What needs to be done: Extract the lines from the start through the line that holds "const line = d3.line<number>().x((_, i)", both included, omitting all images.

Information shown:
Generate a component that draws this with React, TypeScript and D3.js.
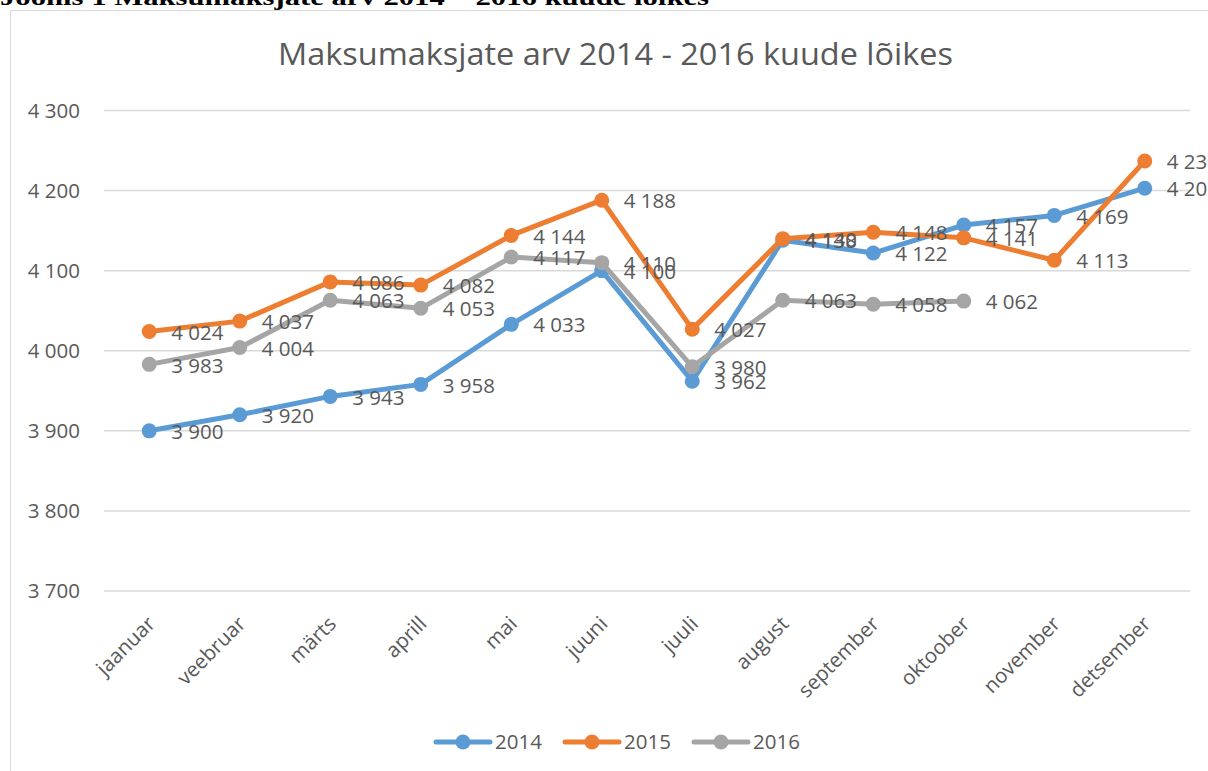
import React from "react";
import * as d3 from "d3";

const months = ["jaanuar", "veebruar", "märts", "aprill", "mai", "juuni", "juuli", "august", "september", "oktoober", "november", "detsember"];
const s2014 = [3900, 3920, 3943, 3958, 4033, 4100, 3962, 4138, 4122, 4157, 4169, 4203];
const s2015 = [4024, 4037, 4086, 4082, 4144, 4188, 4027, 4140, 4148, 4141, 4113, 4237];
const s2016 = [3983, 4004, 4063, 4053, 4117, 4110, 3980, 4063, 4058, 4062];
const yTicks = [3700, 3800, 3900, 4000, 4100, 4200, 4300];
const seriesNames = ["2014", "2015", "2016"];
const colors = ["#5B9BD5", "#ED7D31", "#A5A5A5"];

const W = 1208, H = 771;
const FONT = "'Open Sans', Lato, sans-serif";
const TXT = "#595959";
const FS = 20.5;

const fmt = (v: number) => {
  const s = String(v);
  return s.length > 3 ? s.slice(0, s.length - 3) + " " + s.slice(-3) : s;
};

export default function App() {
  const x = d3.scaleBand<string>().domain(months).range([104, 1190]);
  const y = d3.scaleLinear().domain([3700, 4300]).range([591, 110.5]);
  const cx = (m: string) => (x(m) as number) + x.bandwidth() / 2;
  const series = [s2014, s2015, s2016];
  const line = d3.line<number>().x((_, i) => cx(months[i])).y((d) => y(d));

  const legendX = [436, 565, 694];
  return (
    <div style={{ position: "absolute", left: 0, top: 0 }}>
      <svg width={W} height={H} style={{ display: "block" }}>
        <rect x={0} y={0} width={W} height={H} fill="white" />
        <text x={0} y={5} fontFamily="'Liberation Serif', 'Times New Roman', serif" fontWeight="bold" fontSize={24} fill="#000" textLength={709} lengthAdjust="spacingAndGlyphs">
          Joonis 1 Maksumaksjate arv 2014 – 2016 kuude lõikes
        </text>
        <rect x={10.5} y={10.5} width={1300} height={900} fill="white" stroke="#D9D9D9" strokeWidth={1} />
        <text x={615.5} y={65} textAnchor="middle" fontFamily={FONT} fontSize={30.5} fill={TXT} textLength={675} lengthAdjust="spacingAndGlyphs">
          Maksumaksjate arv 2014 - 2016 kuude lõikes
        </text>
        {yTicks.map((t) => (
          <g key={t}>
            <line x1={104} x2={1190} y1={y(t)} y2={y(t)} stroke="#D9D9D9" strokeWidth={1.5} />
            <text x={80} y={y(t)} dy="0.35em" textAnchor="end" fontFamily={FONT} fontSize={FS} fill={TXT}>
              {fmt(t)}
            </text>
          </g>
        ))}
        {months.map((m) => (
          <text key={m} transform={`translate(${cx(m) + 2},${620}) rotate(-45)`} textAnchor="end" dy="0.35em" fontFamily={FONT} fontSize={FS} fill={TXT}>
            {m}
          </text>
        ))}
        {series.map((s, si) => (
          <g key={si}>
            <path d={line(s) || ""} fill="none" stroke={colors[si]} strokeWidth={5} strokeLinejoin="round" strokeLinecap="round" />
            {s.map((v, i) => (
              <circle key={i} cx={cx(months[i])} cy={y(v)} r={7.5} fill={colors[si]} />
            ))}
          </g>
        ))}
        {series.map((s, si) => (
          <g key={"l" + si}>
            {s.map((v, i) => (
              <text key={i} x={cx(months[i]) + 22} y={y(v) + 1} dy="0.35em" fontFamily={FONT} fontSize={FS} fill={TXT}>
                {fmt(v)}
              </text>
            ))}
          </g>
        ))}
        {seriesNames.map((n, i) => (
          <g key={n}>
            <line x1={legendX[i]} x2={legendX[i] + 54} y1={742} y2={742} stroke={colors[i]} strokeWidth={5} strokeLinecap="round" />
            <circle cx={legendX[i] + 27} cy={742} r={7.5} fill={colors[i]} />
            <text x={legendX[i] + 59} y={742} dy="0.35em" fontFamily={FONT} fontSize={FS} fill={TXT}>
              {n}
            </text>
          </g>
        ))}
      </svg>
    </div>
  );
}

Reply to the task:
Generate a component that draws this with React, TypeScript and D3.js.
import React from "react";
import * as d3 from "d3";

const months = ["jaanuar", "veebruar", "märts", "aprill", "mai", "juuni", "juuli", "august", "september", "oktoober", "november", "detsember"];
const s2014 = [3900, 3920, 3943, 3958, 4033, 4100, 3962, 4138, 4122, 4157, 4169, 4203];
const s2015 = [4024, 4037, 4086, 4082, 4144, 4188, 4027, 4140, 4148, 4141, 4113, 4237];
const s2016 = [3983, 4004, 4063, 4053, 4117, 4110, 3980, 4063, 4058, 4062];
const yTicks = [3700, 3800, 3900, 4000, 4100, 4200, 4300];
const seriesNames = ["2014", "2015", "2016"];
const colors = ["#5B9BD5", "#ED7D31", "#A5A5A5"];

const W = 1208, H = 771;
const FONT = "'Open Sans', Lato, sans-serif";
const TXT = "#595959";
const FS = 20.5;

const fmt = (v: number) => {
  const s = String(v);
  return s.length > 3 ? s.slice(0, s.length - 3) + " " + s.slice(-3) : s;
};

export default function App() {
  const x = d3.scaleBand<string>().domain(months).range([104, 1190]);
  const y = d3.scaleLinear().domain([3700, 4300]).range([591, 110.5]);
  const cx = (m: string) => (x(m) as number) + x.bandwidth() / 2;
  const series = [s2014, s2015, s2016];
  const line = d3.line<number>().x((_, i) => cx(months[i])).y((d) => y(d));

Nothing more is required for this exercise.